Huynh Van Tong signale dans son histoire de la presse vietnamienne 324 un périodique intitulé Son de cloche des genres masculin et féminin (Nam nu gioi chung), édité à Cho Lon 325 qui publiait des informations du pays et du monde « en plus des rubriques sur les hommes et les femmes ». Toujours selon cet auteur, les objectifs affichés par ce journal étaient d’enseigner le chinois aux lecteurs et de critiquer les Tonkinois, notamment les rédacteurs en chef tonkinois des périodiques saigonnais.

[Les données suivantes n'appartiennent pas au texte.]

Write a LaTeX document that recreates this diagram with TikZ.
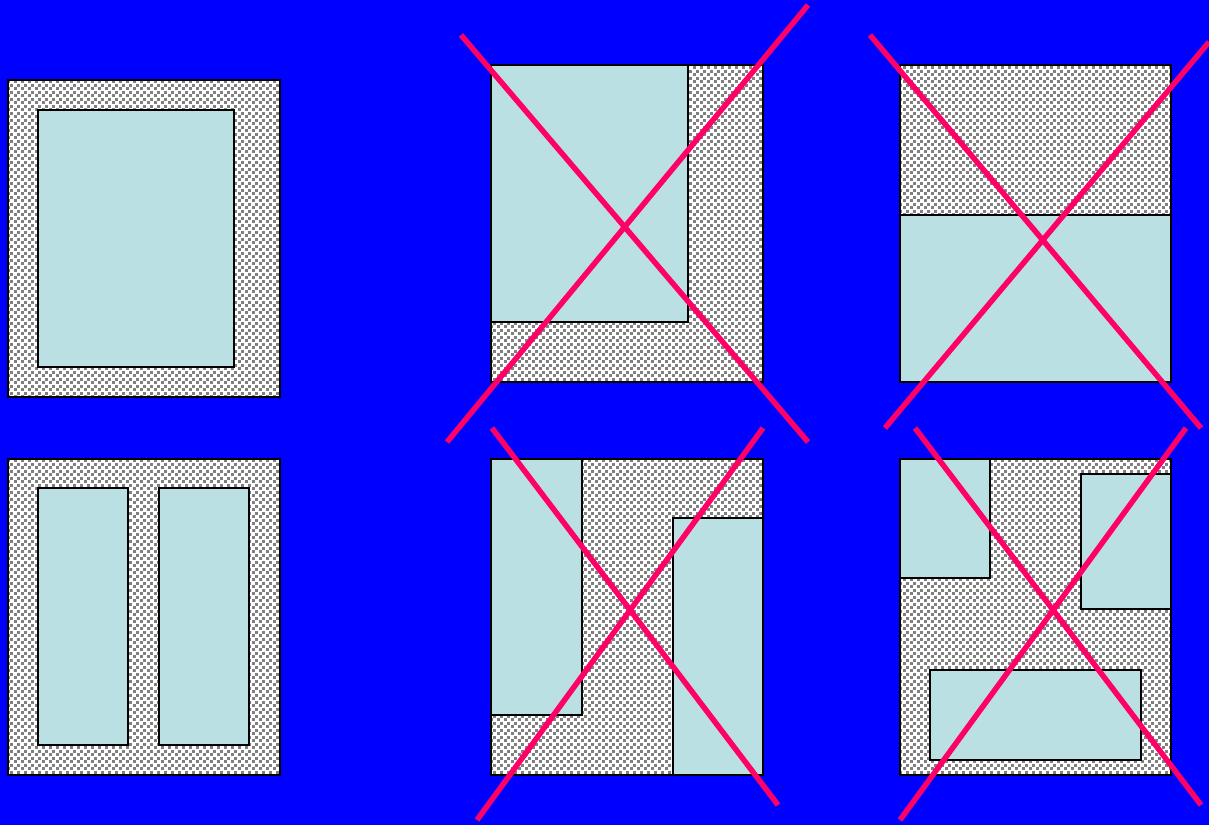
\documentclass[tikz,border=0pt]{standalone}
\usepackage{tikz}
\usetikzlibrary{patterns}
\definecolor{bgblue}{RGB}{0,0,255}
\definecolor{coilblue}{RGB}{187,224,227}
\definecolor{crosspink}{RGB}{255,0,102}
\pgfdeclarepatternformonly{dither}{\pgfqpoint{0pt}{0pt}}{\pgfqpoint{7pt}{7pt}}{\pgfqpoint{7pt}{7pt}}{
  \pgfpathrectangle{\pgfqpoint{0pt}{0pt}}{\pgfqpoint{3.2pt}{3.2pt}}
  \pgfpathrectangle{\pgfqpoint{3.5pt}{3.5pt}}{\pgfqpoint{3.2pt}{3.2pt}}
  \pgfusepath{fill}
}
\tikzset{
  core/.style={draw=black,line width=1.8pt,preaction={fill=white},pattern=dither,pattern color=gray},
  coil/.style={draw=black,line width=1.8pt,fill=coilblue},
  cross/.style={crosspink,line width=5.5pt}
}
\begin{document}
\begin{tikzpicture}[x=1pt,y=-1pt]
  \fill[bgblue] (0,0) rectangle (1209,825);
  \useasboundingbox (0,0) rectangle (1209,825);
  % good ones
  \draw[core] (8,80) rectangle (280,397);
  \draw[coil] (38,110) rectangle (234,367);
  \draw[core] (8,459) rectangle (280,775);
  \draw[coil] (38,488) rectangle (128,745);
  \draw[coil] (159,488) rectangle (249,745);
  % bad ones
  \draw[core] (491,65) rectangle (763,382);
  \draw[coil] (491,65) rectangle (688,322);
  \draw[cross] (461,35) -- (808,442);
  \draw[cross] (447,442) -- (808,5);
  \draw[core] (900,65) rectangle (1171,382);
  \draw[coil] (900,215) rectangle (1171,382);
  \draw[cross] (870,35) -- (1201,428);
  \draw[cross] (885,428) -- (1209,42);
  \draw[core] (491,459) rectangle (763,775);
  \draw[coil] (491,459) rectangle (582,715);
  \draw[coil] (673,518) rectangle (763,775);
  \draw[cross] (492,428) -- (778,805);
  \draw[cross] (477,820) -- (763,428);
  \draw[core] (900,459) rectangle (1171,775);
  \draw[coil] (900,459) rectangle (990,578);
  \draw[coil] (1081,474) rectangle (1171,609);
  \draw[coil] (930,670) rectangle (1141,760);
  \draw[cross] (915,428) -- (1201,805);
  \draw[cross] (900,820) -- (1186,428);
\end{tikzpicture}
\end{document}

Tong affirme que cette discrimination contribua à la baisse vertigineuse du tirage de 5000 en mars 1930 à 1000 et à disparition du journal fin 1930.

Il n’empêche qu’à partir de la fin des années 1920, les périodiques spécifiquement destinés aux femmes connurent un nouveau développement.

Notes
319.

Nu gioi chung (Son de cloche du genre féminin) n°1, 1/2/1918, micro-film conservé à la Bibliothèque générale de Hô Chi Minh Ville.

320.

Nu gioi chung, n° 1, 1/2/1918, op. cit.

321.

Nu gioi chung, n° 1, 1/2/1918, op. cit. Cette page est également reproduite in La presse vietnamienne…, op. cit., p. 138.

322.

La presse vietnamienne…, op. cit., p. 139-140.

323.

La presse vietnamienne…, op. cit., p. 140.

324.

La presse vietnamienne…, op. cit., p. 183-184.

325.

A l’époque coloniale, ville chinoise juxtaposée à la ville vietnamienne de Sai Gon.